Exercise directions: Extract the whole listing as it stands. Do not include the pictures.

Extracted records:
** Start **
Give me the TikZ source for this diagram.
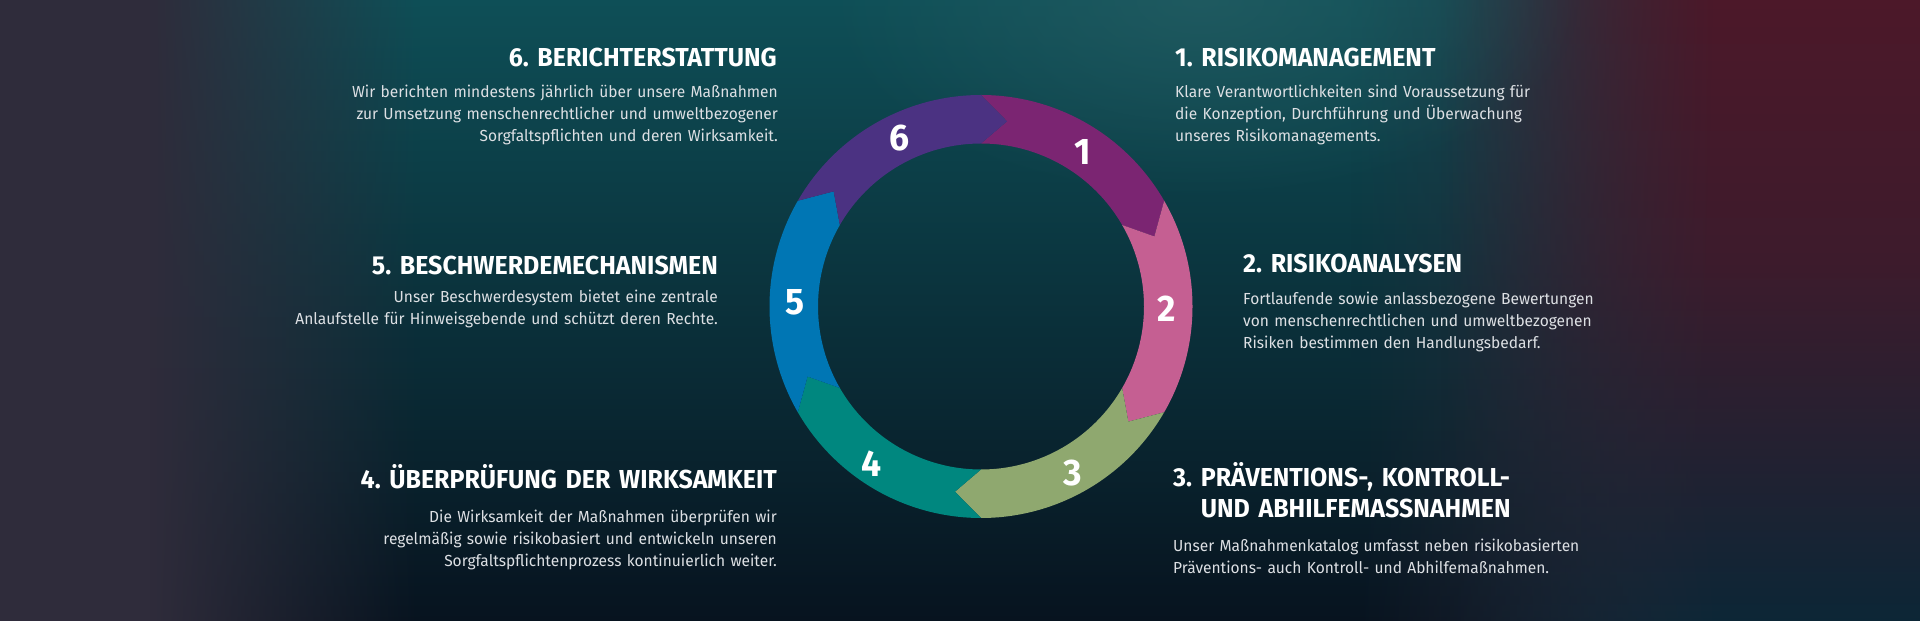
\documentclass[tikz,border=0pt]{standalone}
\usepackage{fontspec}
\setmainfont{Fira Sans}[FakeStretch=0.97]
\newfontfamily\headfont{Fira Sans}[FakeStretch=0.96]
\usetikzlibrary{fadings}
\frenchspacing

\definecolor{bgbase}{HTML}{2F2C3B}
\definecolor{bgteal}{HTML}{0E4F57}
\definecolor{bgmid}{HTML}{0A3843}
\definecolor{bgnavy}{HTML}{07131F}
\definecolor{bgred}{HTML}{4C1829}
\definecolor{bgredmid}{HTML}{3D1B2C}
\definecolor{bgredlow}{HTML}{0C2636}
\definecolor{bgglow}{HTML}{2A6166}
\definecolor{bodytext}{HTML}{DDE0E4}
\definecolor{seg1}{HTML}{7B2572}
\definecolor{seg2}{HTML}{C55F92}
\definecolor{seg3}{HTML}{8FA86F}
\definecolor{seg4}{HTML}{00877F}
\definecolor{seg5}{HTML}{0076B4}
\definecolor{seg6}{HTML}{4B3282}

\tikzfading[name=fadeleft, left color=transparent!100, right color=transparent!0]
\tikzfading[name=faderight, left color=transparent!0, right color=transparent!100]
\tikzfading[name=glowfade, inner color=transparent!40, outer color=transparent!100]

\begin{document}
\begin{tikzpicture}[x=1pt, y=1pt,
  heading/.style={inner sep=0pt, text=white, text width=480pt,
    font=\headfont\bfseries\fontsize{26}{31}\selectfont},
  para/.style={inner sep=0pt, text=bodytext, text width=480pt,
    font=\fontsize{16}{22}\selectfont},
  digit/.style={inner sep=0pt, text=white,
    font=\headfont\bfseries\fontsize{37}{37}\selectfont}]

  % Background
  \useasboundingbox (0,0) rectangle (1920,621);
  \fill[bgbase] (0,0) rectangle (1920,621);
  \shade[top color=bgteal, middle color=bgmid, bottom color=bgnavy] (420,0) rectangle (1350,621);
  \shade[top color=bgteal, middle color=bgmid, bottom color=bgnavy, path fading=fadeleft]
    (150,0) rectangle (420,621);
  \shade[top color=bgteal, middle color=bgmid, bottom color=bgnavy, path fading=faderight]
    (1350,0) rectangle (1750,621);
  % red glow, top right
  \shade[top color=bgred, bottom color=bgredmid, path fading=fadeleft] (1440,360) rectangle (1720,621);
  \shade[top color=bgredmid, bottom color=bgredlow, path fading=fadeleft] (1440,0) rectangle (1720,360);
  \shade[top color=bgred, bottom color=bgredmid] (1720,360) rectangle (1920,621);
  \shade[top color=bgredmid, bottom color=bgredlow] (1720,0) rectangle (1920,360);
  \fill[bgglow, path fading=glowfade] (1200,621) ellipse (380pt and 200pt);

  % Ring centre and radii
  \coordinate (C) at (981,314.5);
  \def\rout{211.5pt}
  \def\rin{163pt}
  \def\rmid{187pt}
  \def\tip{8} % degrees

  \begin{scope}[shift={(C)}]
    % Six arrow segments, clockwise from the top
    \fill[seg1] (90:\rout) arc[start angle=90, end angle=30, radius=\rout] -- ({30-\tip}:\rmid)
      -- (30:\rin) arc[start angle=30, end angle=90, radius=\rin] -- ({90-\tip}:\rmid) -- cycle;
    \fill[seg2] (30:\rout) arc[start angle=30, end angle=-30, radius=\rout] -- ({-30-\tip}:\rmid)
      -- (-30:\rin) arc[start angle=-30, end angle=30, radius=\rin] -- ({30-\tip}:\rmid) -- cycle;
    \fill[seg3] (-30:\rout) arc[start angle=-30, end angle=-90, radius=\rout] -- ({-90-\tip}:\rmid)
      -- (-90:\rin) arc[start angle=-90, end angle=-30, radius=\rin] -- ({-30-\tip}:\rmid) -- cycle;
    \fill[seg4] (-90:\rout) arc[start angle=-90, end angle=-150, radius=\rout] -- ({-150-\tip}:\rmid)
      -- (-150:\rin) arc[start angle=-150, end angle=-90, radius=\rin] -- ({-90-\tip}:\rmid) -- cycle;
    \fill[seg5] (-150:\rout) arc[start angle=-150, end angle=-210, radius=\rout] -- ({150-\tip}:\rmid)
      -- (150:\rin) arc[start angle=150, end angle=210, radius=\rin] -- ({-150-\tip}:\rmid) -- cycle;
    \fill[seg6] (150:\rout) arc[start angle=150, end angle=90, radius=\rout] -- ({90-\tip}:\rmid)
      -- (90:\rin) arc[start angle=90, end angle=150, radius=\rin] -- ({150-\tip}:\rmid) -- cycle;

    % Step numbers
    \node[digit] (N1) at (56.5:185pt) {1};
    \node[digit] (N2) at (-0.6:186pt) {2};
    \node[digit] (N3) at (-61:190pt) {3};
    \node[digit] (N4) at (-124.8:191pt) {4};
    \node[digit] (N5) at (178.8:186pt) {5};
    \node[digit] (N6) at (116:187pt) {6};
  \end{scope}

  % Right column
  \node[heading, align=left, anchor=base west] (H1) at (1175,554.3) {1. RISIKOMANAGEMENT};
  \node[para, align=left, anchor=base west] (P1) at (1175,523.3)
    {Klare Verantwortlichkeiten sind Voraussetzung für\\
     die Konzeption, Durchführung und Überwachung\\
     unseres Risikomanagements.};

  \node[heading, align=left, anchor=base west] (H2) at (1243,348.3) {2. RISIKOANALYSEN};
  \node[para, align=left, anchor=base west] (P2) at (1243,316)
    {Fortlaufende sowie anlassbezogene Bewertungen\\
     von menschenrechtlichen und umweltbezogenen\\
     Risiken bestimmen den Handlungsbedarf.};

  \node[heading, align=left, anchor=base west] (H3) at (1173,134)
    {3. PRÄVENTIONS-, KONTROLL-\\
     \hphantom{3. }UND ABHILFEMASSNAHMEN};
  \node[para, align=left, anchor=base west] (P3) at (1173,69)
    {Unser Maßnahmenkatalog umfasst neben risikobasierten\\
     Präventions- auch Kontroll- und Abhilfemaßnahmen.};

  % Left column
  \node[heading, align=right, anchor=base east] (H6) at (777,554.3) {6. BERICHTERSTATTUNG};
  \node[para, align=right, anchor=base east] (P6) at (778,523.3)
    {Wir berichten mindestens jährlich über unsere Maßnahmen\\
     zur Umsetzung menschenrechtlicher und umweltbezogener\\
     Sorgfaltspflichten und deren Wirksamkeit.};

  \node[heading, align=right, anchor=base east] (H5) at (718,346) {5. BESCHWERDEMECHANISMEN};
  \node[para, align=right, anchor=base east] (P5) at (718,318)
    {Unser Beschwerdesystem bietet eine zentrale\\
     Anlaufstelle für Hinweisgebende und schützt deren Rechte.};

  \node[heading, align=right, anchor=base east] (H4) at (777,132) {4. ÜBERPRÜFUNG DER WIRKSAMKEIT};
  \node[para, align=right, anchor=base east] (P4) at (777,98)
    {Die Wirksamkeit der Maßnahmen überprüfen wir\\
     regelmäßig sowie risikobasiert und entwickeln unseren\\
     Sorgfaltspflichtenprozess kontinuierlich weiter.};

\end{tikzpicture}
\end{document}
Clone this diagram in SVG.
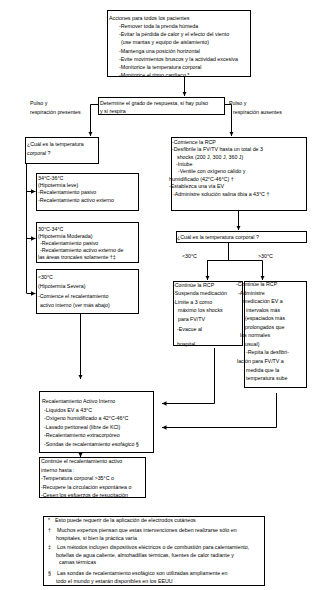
** End **
Exercise response:
Give me the TikZ source for this diagram.
\documentclass[tikz,border=0pt]{standalone}
\usepackage{fontspec}
\setmainfont{Fira Sans}[FakeStretch=0.97]
\newfontfamily\headfont{Fira Sans}[FakeStretch=0.96]
\usetikzlibrary{fadings}
\frenchspacing

\definecolor{bgbase}{HTML}{2F2C3B}
\definecolor{bgteal}{HTML}{0E4F57}
\definecolor{bgmid}{HTML}{0A3843}
\definecolor{bgnavy}{HTML}{07131F}
\definecolor{bgred}{HTML}{4C1829}
\definecolor{bgredmid}{HTML}{3D1B2C}
\definecolor{bgredlow}{HTML}{0C2636}
\definecolor{bgglow}{HTML}{2A6166}
\definecolor{bodytext}{HTML}{DDE0E4}
\definecolor{seg1}{HTML}{7B2572}
\definecolor{seg2}{HTML}{C55F92}
\definecolor{seg3}{HTML}{8FA86F}
\definecolor{seg4}{HTML}{00877F}
\definecolor{seg5}{HTML}{0076B4}
\definecolor{seg6}{HTML}{4B3282}

\tikzfading[name=fadeleft, left color=transparent!100, right color=transparent!0]
\tikzfading[name=faderight, left color=transparent!0, right color=transparent!100]
\tikzfading[name=glowfade, inner color=transparent!40, outer color=transparent!100]

\begin{document}
\begin{tikzpicture}[x=1pt, y=1pt,
  heading/.style={inner sep=0pt, text=white, text width=480pt,
    font=\headfont\bfseries\fontsize{26}{31}\selectfont},
  para/.style={inner sep=0pt, text=bodytext, text width=480pt,
    font=\fontsize{16}{22}\selectfont},
  digit/.style={inner sep=0pt, text=white,
    font=\headfont\bfseries\fontsize{37}{37}\selectfont}]

  % Background
  \useasboundingbox (0,0) rectangle (1920,621);
  \fill[bgbase] (0,0) rectangle (1920,621);
  \shade[top color=bgteal, middle color=bgmid, bottom color=bgnavy] (420,0) rectangle (1350,621);
  \shade[top color=bgteal, middle color=bgmid, bottom color=bgnavy, path fading=fadeleft]
    (150,0) rectangle (420,621);
  \shade[top color=bgteal, middle color=bgmid, bottom color=bgnavy, path fading=faderight]
    (1350,0) rectangle (1750,621);
  % red glow, top right
  \shade[top color=bgred, bottom color=bgredmid, path fading=fadeleft] (1440,360) rectangle (1720,621);
  \shade[top color=bgredmid, bottom color=bgredlow, path fading=fadeleft] (1440,0) rectangle (1720,360);
  \shade[top color=bgred, bottom color=bgredmid] (1720,360) rectangle (1920,621);
  \shade[top color=bgredmid, bottom color=bgredlow] (1720,0) rectangle (1920,360);
  \fill[bgglow, path fading=glowfade] (1200,621) ellipse (380pt and 200pt);

  % Ring centre and radii
  \coordinate (C) at (981,314.5);
  \def\rout{211.5pt}
  \def\rin{163pt}
  \def\rmid{187pt}
  \def\tip{8} % degrees

  \begin{scope}[shift={(C)}]
    % Six arrow segments, clockwise from the top
    \fill[seg1] (90:\rout) arc[start angle=90, end angle=30, radius=\rout] -- ({30-\tip}:\rmid)
      -- (30:\rin) arc[start angle=30, end angle=90, radius=\rin] -- ({90-\tip}:\rmid) -- cycle;
    \fill[seg2] (30:\rout) arc[start angle=30, end angle=-30, radius=\rout] -- ({-30-\tip}:\rmid)
      -- (-30:\rin) arc[start angle=-30, end angle=30, radius=\rin] -- ({30-\tip}:\rmid) -- cycle;
    \fill[seg3] (-30:\rout) arc[start angle=-30, end angle=-90, radius=\rout] -- ({-90-\tip}:\rmid)
      -- (-90:\rin) arc[start angle=-90, end angle=-30, radius=\rin] -- ({-30-\tip}:\rmid) -- cycle;
    \fill[seg4] (-90:\rout) arc[start angle=-90, end angle=-150, radius=\rout] -- ({-150-\tip}:\rmid)
      -- (-150:\rin) arc[start angle=-150, end angle=-90, radius=\rin] -- ({-90-\tip}:\rmid) -- cycle;
    \fill[seg5] (-150:\rout) arc[start angle=-150, end angle=-210, radius=\rout] -- ({150-\tip}:\rmid)
      -- (150:\rin) arc[start angle=150, end angle=210, radius=\rin] -- ({-150-\tip}:\rmid) -- cycle;
    \fill[seg6] (150:\rout) arc[start angle=150, end angle=90, radius=\rout] -- ({90-\tip}:\rmid)
      -- (90:\rin) arc[start angle=90, end angle=150, radius=\rin] -- ({150-\tip}:\rmid) -- cycle;

    % Step numbers
    \node[digit] (N1) at (56.5:185pt) {1};
    \node[digit] (N2) at (-0.6:186pt) {2};
    \node[digit] (N3) at (-61:190pt) {3};
    \node[digit] (N4) at (-124.8:191pt) {4};
    \node[digit] (N5) at (178.8:186pt) {5};
    \node[digit] (N6) at (116:187pt) {6};
  \end{scope}

  % Right column
  \node[heading, align=left, anchor=base west] (H1) at (1175,554.3) {1. RISIKOMANAGEMENT};
  \node[para, align=left, anchor=base west] (P1) at (1175,523.3)
    {Klare Verantwortlichkeiten sind Voraussetzung für\\
     die Konzeption, Durchführung und Überwachung\\
     unseres Risikomanagements.};

  \node[heading, align=left, anchor=base west] (H2) at (1243,348.3) {2. RISIKOANALYSEN};
  \node[para, align=left, anchor=base west] (P2) at (1243,316)
    {Fortlaufende sowie anlassbezogene Bewertungen\\
     von menschenrechtlichen und umweltbezogenen\\
     Risiken bestimmen den Handlungsbedarf.};

  \node[heading, align=left, anchor=base west] (H3) at (1173,134)
    {3. PRÄVENTIONS-, KONTROLL-\\
     \hphantom{3. }UND ABHILFEMASSNAHMEN};
  \node[para, align=left, anchor=base west] (P3) at (1173,69)
    {Unser Maßnahmenkatalog umfasst neben risikobasierten\\
     Präventions- auch Kontroll- und Abhilfemaßnahmen.};

  % Left column
  \node[heading, align=right, anchor=base east] (H6) at (777,554.3) {6. BERICHTERSTATTUNG};
  \node[para, align=right, anchor=base east] (P6) at (778,523.3)
    {Wir berichten mindestens jährlich über unsere Maßnahmen\\
     zur Umsetzung menschenrechtlicher und umweltbezogener\\
     Sorgfaltspflichten und deren Wirksamkeit.};

  \node[heading, align=right, anchor=base east] (H5) at (718,346) {5. BESCHWERDEMECHANISMEN};
  \node[para, align=right, anchor=base east] (P5) at (718,318)
    {Unser Beschwerdesystem bietet eine zentrale\\
     Anlaufstelle für Hinweisgebende und schützt deren Rechte.};

  \node[heading, align=right, anchor=base east] (H4) at (777,132) {4. ÜBERPRÜFUNG DER WIRKSAMKEIT};
  \node[para, align=right, anchor=base east] (P4) at (777,98)
    {Die Wirksamkeit der Maßnahmen überprüfen wir\\
     regelmäßig sowie risikobasiert und entwickeln unseren\\
     Sorgfaltspflichtenprozess kontinuierlich weiter.};

\end{tikzpicture}
\end{document}
Clone this diagram in SVG.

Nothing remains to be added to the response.